■ **Task statement**
Make an exact transcription of the material, leaving out all images.

[Begin]

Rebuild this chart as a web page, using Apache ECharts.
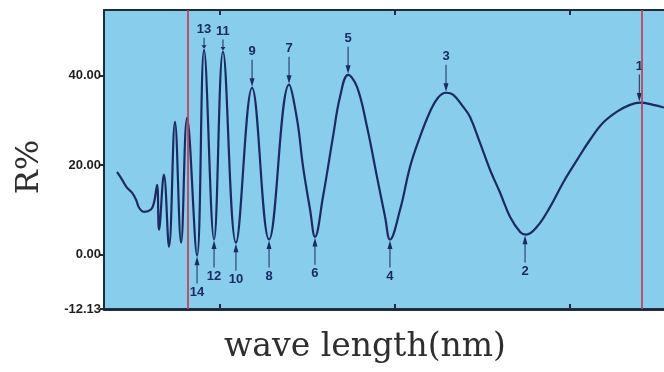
<!DOCTYPE html>
<html>
<head>
<meta charset="utf-8">
<script src="https://cdn.jsdelivr.net/npm/echarts@6/dist/echarts.min.js"></script>
<style>
html,body{margin:0;padding:0;background:#fff;}
#chart{width:664px;height:372px;}
</style>
</head>
<body>
<div id="chart"></div>
<script>
// wavelength (nm) samples
const wavelength = [441.4,444.3,447.1,450.0,452.3,454.0,456.8,460.8,462.5,464.3,465.4,468.2,471.1,474.5,478.0,481.4,487.1,491.1,496.8,501.9,509.3,518.5,528.2,539.6,544.2,547.6,551.6,554.4,559.0,564.7,568.7,573.3,578.4,584.1,589.8,594.4,597.2,603.0,608.7,614.4,620.1,624.6,629.2,633.2,638.9,642.9,648.6,654.3,660.0,665.7,671.5,674.9,681.2,688.6,696.0,704.0,711.4,718.8,726.8,734.2,740.0,747.4,753.6];
// reflectance R% samples
const reflectance = [18.5,16.8,15.0,13.9,12.3,10.5,9.6,10.1,11.6,15.6,5.6,17.9,1.8,29.7,2.7,30.6,-0.2,45.8,3.4,45.4,2.7,37.3,3.4,38.0,30.2,19.7,10.1,4.0,13.0,26.4,35.3,40.2,37.5,28.6,17.4,8.5,3.4,10.1,19.7,26.4,32.0,35.1,36.2,35.8,33.1,30.8,25.0,19.0,13.9,8.5,5.1,4.5,6.3,10.7,16.1,21.2,25.7,29.5,32.0,33.5,34.0,33.5,32.9];
// numbered extrema
const extremaNames = ['1','2','3','4','5','6','7','8','9','10','11','12','13','14'];
const extremaX = [739.5,674.3,629.2,597.2,573.3,554.4,539.6,528.2,518.5,509.3,501.9,496.8,491.1,487.1];
const extremaY = [34.0,4.5,36.2,3.4,40.2,4.0,38.0,3.4,37.3,2.7,45.4,3.4,45.8,-0.2];
// red vertical markers
const markerLines = [481.9, 740.9];
// axis ticks
const xTicks = [500, 600, 700];
const yTicks = [-12.13, 0, 20, 40];

const navy = '#1b2a63';
const axisColor = '#1e2d3d';
const downArrow = 'path://M4,0 L6,0 L6,15 L10,15 L5,22 L0,15 L4,15 Z';
const upArrow = 'path://M5,0 L10,7 L6,7 L6,22 L4,22 L4,7 L0,7 Z';

const points = wavelength.map((w, i) => [w, reflectance[i]]);
const marks = extremaNames.map((n, i) => {
  const isPeak = (i % 2 === 0);
  const shortArrow = (n === '11' || n === '13');
  const len = shortArrow ? 11 : 27;
  return {
    name: n,
    coord: [extremaX[i], extremaY[i]],
    symbol: isPeak ? downArrow : upArrow,
    symbolSize: [5, len],
    symbolOffset: [0, isPeak ? -len / 2 - 1 : len / 2 + 1],
    label: {
      show: true,
      formatter: n,
      position: isPeak ? 'top' : 'bottom',
      distance: 2,
      color: navy,
      fontSize: 13,
      fontWeight: 'bold',
      fontFamily: 'Liberation Sans, Arial, sans-serif'
    }
  };
});

const chart = echarts.init(document.getElementById('chart'), null, {renderer: 'canvas'});
function xAxisDef(pos, lineW) {
  return {
    type: 'value', min: 434, max: 753.6, position: pos,
    axisLine: {show: true, onZero: false, lineStyle: {color: axisColor, width: lineW}},
    axisLabel: {show: false},
    splitLine: {show: false},
    axisTick: {show: true, inside: true, length: 5, customValues: xTicks, lineStyle: {color: axisColor, width: 2}}
  };
}
chart.setOption({
  animation: false,
  backgroundColor: '#ffffff',
  grid: {left: 104, right: 0, top: 10, bottom: 63, show: true, backgroundColor: '#88cdec', borderWidth: 0},
  xAxis: [xAxisDef('bottom', 3), xAxisDef('top', 2)],
  yAxis: {
    type: 'value', min: -12.13, max: 54.7,
    axisLine: {show: true, lineStyle: {color: axisColor, width: 2}},
    splitLine: {show: false},
    axisTick: {show: true, length: 4, customValues: yTicks, lineStyle: {color: axisColor, width: 2}},
    axisLabel: {show: true, customValues: yTicks, margin: 3, color: '#1f1f1f', fontSize: 13, fontWeight: 'bold',
      fontFamily: 'Liberation Sans, Arial, sans-serif', formatter: v => v.toFixed(2)}
  },
  graphic: [
    {type: 'text', x: 365, y: 347, style: {text: 'wave length(nm)', font: '33px "DejaVu Serif", serif', fill: '#2e2e2e', textAlign: 'center', textVerticalAlign: 'middle'}},
    {type: 'text', x: 30, y: 167, rotation: Math.PI / 2, style: {text: 'R%', font: '32px "DejaVu Serif", serif', fill: '#2e2e2e', textAlign: 'center', textVerticalAlign: 'middle'}}
  ],
  series: [
    {
      type: 'line', data: points, showSymbol: false, smooth: 0.4, z: 3,
      lineStyle: {color: navy, width: 2.2},
      markPoint: {data: marks, itemStyle: {color: navy}, z: 4}
    },
    {
      type: 'line', data: [], z: 5,
      markLine: {
        silent: true, symbol: ['none', 'none'], label: {show: false},
        lineStyle: {color: '#c23c55', width: 2, type: 'solid', opacity: 0.85},
        data: markerLines.map(v => ({xAxis: v}))
      }
    }
  ]
});
</script>
</body>
</html>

[End]

■ **Task response**
Rebuild this chart as a web page, using Apache ECharts.
<!DOCTYPE html>
<html>
<head>
<meta charset="utf-8">
<script src="https://cdn.jsdelivr.net/npm/echarts@6/dist/echarts.min.js"></script>
<style>
html,body{margin:0;padding:0;background:#fff;}
#chart{width:664px;height:372px;}
</style>
</head>
<body>
<div id="chart"></div>
<script>
// wavelength (nm) samples
const wavelength = [441.4,444.3,447.1,450.0,452.3,454.0,456.8,460.8,462.5,464.3,465.4,468.2,471.1,474.5,478.0,481.4,487.1,491.1,496.8,501.9,509.3,518.5,528.2,539.6,544.2,547.6,551.6,554.4,559.0,564.7,568.7,573.3,578.4,584.1,589.8,594.4,597.2,603.0,608.7,614.4,620.1,624.6,629.2,633.2,638.9,642.9,648.6,654.3,660.0,665.7,671.5,674.9,681.2,688.6,696.0,704.0,711.4,718.8,726.8,734.2,740.0,747.4,753.6];
// reflectance R% samples
const reflectance = [18.5,16.8,15.0,13.9,12.3,10.5,9.6,10.1,11.6,15.6,5.6,17.9,1.8,29.7,2.7,30.6,-0.2,45.8,3.4,45.4,2.7,37.3,3.4,38.0,30.2,19.7,10.1,4.0,13.0,26.4,35.3,40.2,37.5,28.6,17.4,8.5,3.4,10.1,19.7,26.4,32.0,35.1,36.2,35.8,33.1,30.8,25.0,19.0,13.9,8.5,5.1,4.5,6.3,10.7,16.1,21.2,25.7,29.5,32.0,33.5,34.0,33.5,32.9];
// numbered extrema
const extremaNames = ['1','2','3','4','5','6','7','8','9','10','11','12','13','14'];
const extremaX = [739.5,674.3,629.2,597.2,573.3,554.4,539.6,528.2,518.5,509.3,501.9,496.8,491.1,487.1];
const extremaY = [34.0,4.5,36.2,3.4,40.2,4.0,38.0,3.4,37.3,2.7,45.4,3.4,45.8,-0.2];
// red vertical markers
const markerLines = [481.9, 740.9];
// axis ticks
const xTicks = [500, 600, 700];
const yTicks = [-12.13, 0, 20, 40];

const navy = '#1b2a63';
const axisColor = '#1e2d3d';
const downArrow = 'path://M4,0 L6,0 L6,15 L10,15 L5,22 L0,15 L4,15 Z';
const upArrow = 'path://M5,0 L10,7 L6,7 L6,22 L4,22 L4,7 L0,7 Z';

const points = wavelength.map((w, i) => [w, reflectance[i]]);
const marks = extremaNames.map((n, i) => {
  const isPeak = (i % 2 === 0);
  const shortArrow = (n === '11' || n === '13');
  const len = shortArrow ? 11 : 27;
  return {
    name: n,
    coord: [extremaX[i], extremaY[i]],
    symbol: isPeak ? downArrow : upArrow,
    symbolSize: [5, len],
    symbolOffset: [0, isPeak ? -len / 2 - 1 : len / 2 + 1],
    label: {
      show: true,
      formatter: n,
      position: isPeak ? 'top' : 'bottom',
      distance: 2,
      color: navy,
      fontSize: 13,
      fontWeight: 'bold',
      fontFamily: 'Liberation Sans, Arial, sans-serif'
    }
  };
});

const chart = echarts.init(document.getElementById('chart'), null, {renderer: 'canvas'});
function xAxisDef(pos, lineW) {
  return {
    type: 'value', min: 434, max: 753.6, position: pos,
    axisLine: {show: true, onZero: false, lineStyle: {color: axisColor, width: lineW}},
    axisLabel: {show: false},
    splitLine: {show: false},
    axisTick: {show: true, inside: true, length: 5, customValues: xTicks, lineStyle: {color: axisColor, width: 2}}
  };
}
chart.setOption({
  animation: false,
  backgroundColor: '#ffffff',
  grid: {left: 104, right: 0, top: 10, bottom: 63, show: true, backgroundColor: '#88cdec', borderWidth: 0},
  xAxis: [xAxisDef('bottom', 3), xAxisDef('top', 2)],
  yAxis: {
    type: 'value', min: -12.13, max: 54.7,
    axisLine: {show: true, lineStyle: {color: axisColor, width: 2}},
    splitLine: {show: false},
    axisTick: {show: true, length: 4, customValues: yTicks, lineStyle: {color: axisColor, width: 2}},
    axisLabel: {show: true, customValues: yTicks, margin: 3, color: '#1f1f1f', fontSize: 13, fontWeight: 'bold',
      fontFamily: 'Liberation Sans, Arial, sans-serif', formatter: v => v.toFixed(2)}
  },
  graphic: [
    {type: 'text', x: 365, y: 347, style: {text: 'wave length(nm)', font: '33px "DejaVu Serif", serif', fill: '#2e2e2e', textAlign: 'center', textVerticalAlign: 'middle'}},
    {type: 'text', x: 30, y: 167, rotation: Math.PI / 2, style: {text: 'R%', font: '32px "DejaVu Serif", serif', fill: '#2e2e2e', textAlign: 'center', textVerticalAlign: 'middle'}}
  ],
  series: [
    {
      type: 'line', data: points, showSymbol: false, smooth: 0.4, z: 3,
      lineStyle: {color: navy, width: 2.2},
      markPoint: {data: marks, itemStyle: {color: navy}, z: 4}
    },
    {
      type: 'line', data: [], z: 5,
      markLine: {
        silent: true, symbol: ['none', 'none'], label: {show: false},
        lineStyle: {color: '#c23c55', width: 2, type: 'solid', opacity: 0.85},
        data: markerLines.map(v => ({xAxis: v}))
      }
    }
  ]
});
</script>
</body>
</html>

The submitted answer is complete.